Intuitively, this is the class of decision problems that, if false, has no witnesses, and if true, has only polynomially many witnesses (thus "few"). Contrast this with the full class of NP problems, where if true, there could be exponentially many witnesses. An even more restrictive class is UP ("unambiguous NP"), the class of decision problems with at most 1 witness.

The class is quite small, as FewP ⊆ ⊕P, which implies that FewP is low for ⊕P. Also, FewP is low for PP.

=== Other classes ===
GapP is obtained by closing #P under subtraction. That is, it asks: "Given a problem instance, what is the number of solutions minus the number of non-solutions?". Here, the non-solutions must be taken from the set of potential solutions. This is defined in the same way as in the PP class. This difference is called the "gap".

C_{=}P asks: "Given a problem instance, is the gap zero?". It is proven to be the complement of nondeterministic quantum polynomial-time (coNQPT).

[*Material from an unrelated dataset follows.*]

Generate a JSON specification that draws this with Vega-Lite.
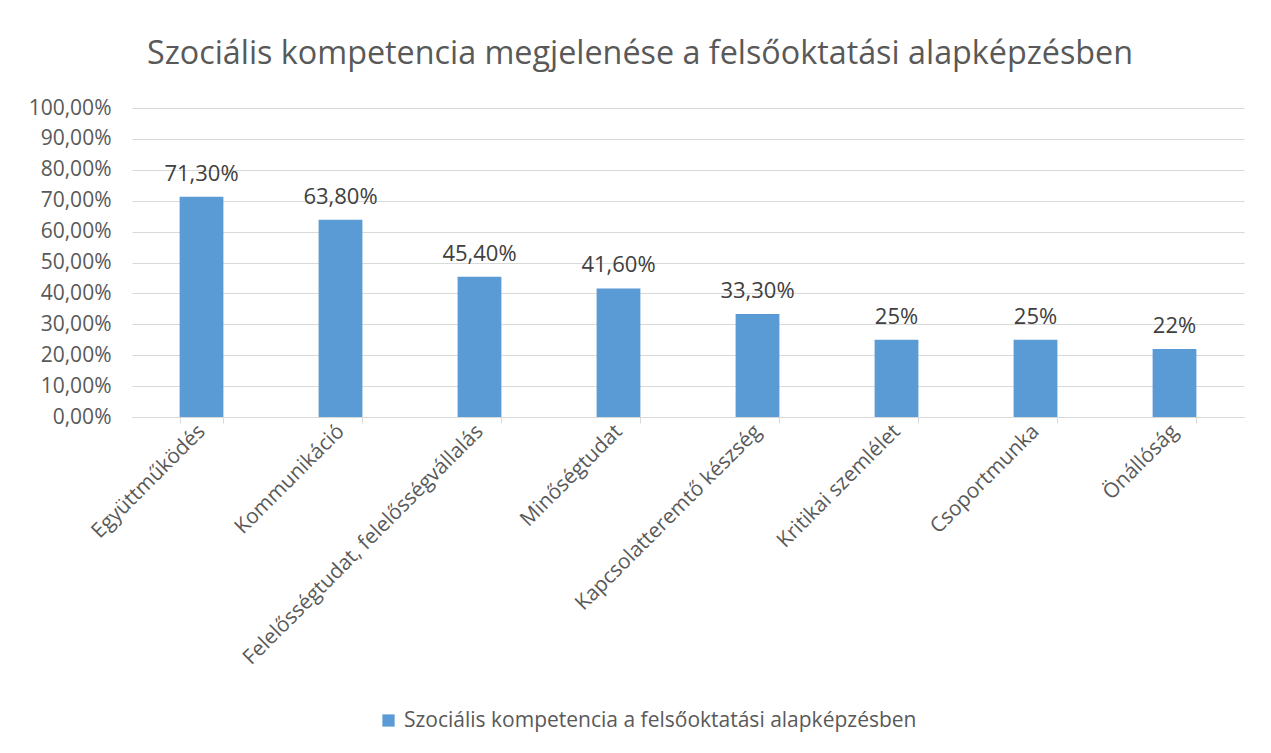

1. L, C_{=}L, Mod_{k}L, ⊕L, etc are the logspace analogs of #P, C_{=}P, Mod_{k}P, ⊕P, etc. The matrix determinant function is #L-complete.

=== Oracle machines ===
As for oracle machines using #P-oracles, we have$$\mathsf{PP}^{\mathsf{PH}}\subset \mathsf{P}^{\#\mathsf{P}} = \mathsf{P}^{\mathsf{PP}}\subset \mathsf{PSPACE}$$Also, $\mathsf{PH}\subset \mathsf{P}^{\#\mathsf{P}[1]}$, that is, any problem in the polynomial hierarchy class is solvable in polynomial time, if we allow a single call to a #P-oracle. This is called Toda's theorem, and it won Seinosuke Toda the Gödel prize in 1998.

There is strong evidence that many naturally occurring counting classes (PP, C_{=}P, Mod_{k}P, etc) are strictly harder than PH, since it is proven that if they are not strictly harder than PH, then the PH collapses, which is widely considered to be unlikely.